# Who is Agir



## Jerry Lyda (Apr 4, 2006)

What breed?


----------



## Lacey Vessell (Nov 18, 2006)

I think I recall the name from last years AWDF - believe it's a doberman. Butch Henderson was his handler.

He won the AWDF with him in 2004. I think he's about 9 or so now......
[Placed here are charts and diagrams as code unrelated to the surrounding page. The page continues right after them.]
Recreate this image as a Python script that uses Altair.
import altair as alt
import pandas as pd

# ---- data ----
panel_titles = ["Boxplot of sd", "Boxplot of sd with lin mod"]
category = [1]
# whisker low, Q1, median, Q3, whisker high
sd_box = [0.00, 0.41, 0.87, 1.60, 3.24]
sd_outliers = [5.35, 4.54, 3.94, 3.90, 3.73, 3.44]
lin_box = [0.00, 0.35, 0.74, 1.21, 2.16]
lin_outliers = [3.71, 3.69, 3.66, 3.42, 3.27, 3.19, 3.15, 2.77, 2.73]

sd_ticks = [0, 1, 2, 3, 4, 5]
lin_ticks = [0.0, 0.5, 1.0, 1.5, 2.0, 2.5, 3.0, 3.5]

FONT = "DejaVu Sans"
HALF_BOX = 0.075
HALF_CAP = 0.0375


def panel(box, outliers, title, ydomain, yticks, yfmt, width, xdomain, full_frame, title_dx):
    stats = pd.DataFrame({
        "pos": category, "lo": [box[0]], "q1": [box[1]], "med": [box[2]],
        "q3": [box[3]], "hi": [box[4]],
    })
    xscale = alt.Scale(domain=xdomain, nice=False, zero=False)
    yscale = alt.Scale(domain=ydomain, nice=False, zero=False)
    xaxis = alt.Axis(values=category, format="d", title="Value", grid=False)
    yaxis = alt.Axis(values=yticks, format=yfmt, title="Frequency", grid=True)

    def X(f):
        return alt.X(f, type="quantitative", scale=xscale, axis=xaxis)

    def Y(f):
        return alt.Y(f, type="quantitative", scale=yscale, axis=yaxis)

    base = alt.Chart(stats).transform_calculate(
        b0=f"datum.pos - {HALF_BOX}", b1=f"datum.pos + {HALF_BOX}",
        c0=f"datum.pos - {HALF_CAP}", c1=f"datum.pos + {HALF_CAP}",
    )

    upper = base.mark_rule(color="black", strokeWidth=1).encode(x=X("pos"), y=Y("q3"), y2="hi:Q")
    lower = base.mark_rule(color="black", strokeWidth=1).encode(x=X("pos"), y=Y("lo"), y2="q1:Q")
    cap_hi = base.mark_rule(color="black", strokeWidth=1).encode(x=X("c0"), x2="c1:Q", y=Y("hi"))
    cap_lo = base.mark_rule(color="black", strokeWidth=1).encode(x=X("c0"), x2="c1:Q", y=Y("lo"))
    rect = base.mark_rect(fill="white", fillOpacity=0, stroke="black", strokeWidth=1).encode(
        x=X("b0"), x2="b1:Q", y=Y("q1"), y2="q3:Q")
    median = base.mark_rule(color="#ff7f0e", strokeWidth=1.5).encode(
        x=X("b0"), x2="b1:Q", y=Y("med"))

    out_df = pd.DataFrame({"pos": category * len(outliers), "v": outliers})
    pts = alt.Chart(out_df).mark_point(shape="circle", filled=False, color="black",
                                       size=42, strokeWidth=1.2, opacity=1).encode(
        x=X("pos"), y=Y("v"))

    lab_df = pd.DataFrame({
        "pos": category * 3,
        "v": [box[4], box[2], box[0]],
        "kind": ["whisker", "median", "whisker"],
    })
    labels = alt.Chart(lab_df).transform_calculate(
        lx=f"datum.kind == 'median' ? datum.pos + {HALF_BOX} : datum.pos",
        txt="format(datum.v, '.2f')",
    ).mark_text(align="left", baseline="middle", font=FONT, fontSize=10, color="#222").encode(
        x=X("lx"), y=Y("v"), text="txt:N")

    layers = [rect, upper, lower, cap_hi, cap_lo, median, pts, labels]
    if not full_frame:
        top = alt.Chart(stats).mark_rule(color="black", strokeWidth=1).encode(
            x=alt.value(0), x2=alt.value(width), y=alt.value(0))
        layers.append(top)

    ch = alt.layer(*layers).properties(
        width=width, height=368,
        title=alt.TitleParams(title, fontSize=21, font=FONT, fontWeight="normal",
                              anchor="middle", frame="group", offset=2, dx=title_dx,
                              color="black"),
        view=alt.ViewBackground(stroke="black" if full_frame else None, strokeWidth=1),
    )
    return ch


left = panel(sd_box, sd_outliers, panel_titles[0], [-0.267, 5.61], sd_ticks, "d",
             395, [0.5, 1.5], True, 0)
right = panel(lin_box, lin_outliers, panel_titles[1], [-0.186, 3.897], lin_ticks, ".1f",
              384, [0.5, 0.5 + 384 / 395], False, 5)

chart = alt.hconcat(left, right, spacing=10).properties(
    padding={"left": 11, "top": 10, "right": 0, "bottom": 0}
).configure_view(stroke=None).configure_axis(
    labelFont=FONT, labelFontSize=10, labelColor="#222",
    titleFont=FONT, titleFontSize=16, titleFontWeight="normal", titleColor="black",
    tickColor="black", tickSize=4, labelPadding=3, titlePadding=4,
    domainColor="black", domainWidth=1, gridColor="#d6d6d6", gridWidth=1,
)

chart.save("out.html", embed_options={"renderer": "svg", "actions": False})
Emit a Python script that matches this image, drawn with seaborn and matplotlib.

http://www.libertycanine.com/aboutus.htm


----------



## Jeff Oehlsen (Apr 7, 2006)

From everything I have been told, he is a really nice Dobermann


----------



## Jerry Lyda (Apr 4, 2006)

Isn't Butch in Ashville N.C.?


----------



## Will Carter (Aug 14, 2006)

Butch Henderson lives in Maryland. He is the training director for the Commonwealth Working Dog Club. Agir miss Jakoso, Sch3, IPO3 is the dogs registered name. He is a czech import. Here is a small list of his accomplishments. 

Selected to represent the United States six times in Europe
FCI IPO World Championship (France - 2004; Slovenia - 2006)
dhv Deutsche Meisterschaft (Mönchengladbach-Rheydt - 2004; Cottbus - 2005)
IDC Dobermann World Championship (Germany - 2005; Italy - 2006)

2006 Competitor, IDC World Championship; High Protection (97), 5th overall
2006 AWDF National Championship: 3rd overall (tied for 2nd), High Tracking (100)
2005 Competitor, IDC World Championship: High Protection (98)
2005 DVG SchH3 National Champion: High Protection (98)
2004 AWDF National Champion
2004 DVG SchH3 National Vice-Champion
2003 AWDF National Championship, Helper's Choice
2003 DVG SchH2 National Championship, 3rd place


----------



## Kristen Cabe (Mar 27, 2006)

Butch _England_ is up here, Jerry. He is in charge of the Asheville Schutzhund Club, which trains in Hendersonville (go figure).


----------



## Jerry Lyda (Apr 4, 2006)

That's right. I knew there was a Butch up there somewhere.


----------



## Amber Scott Dyer (Oct 30, 2006)

Jerry! Do you ever listen to me! I talk about Agir constantly! LOL I think I posted on the other board, he's one of the dogs I considered breeding Bane to (but I'm still holding out for Son - keep your fingers crossed.


----------



## Leo Hinojosa (Sep 4, 2007)

Had the opportunity to see Agir in person at the 2007 AWDF Championships here in Michigan. Butch brought him along and brought him out at the end of the competition while speaking with Howard Burgess.

This dog is very impressive looking. I did not see him work but the dog has a great presence. 
I am generally not taken back by a dogs demeanor but I was very impressed with the structure of the dog and the intensity in his stare.

I would love to see him work.

Leo Hinojosa


----------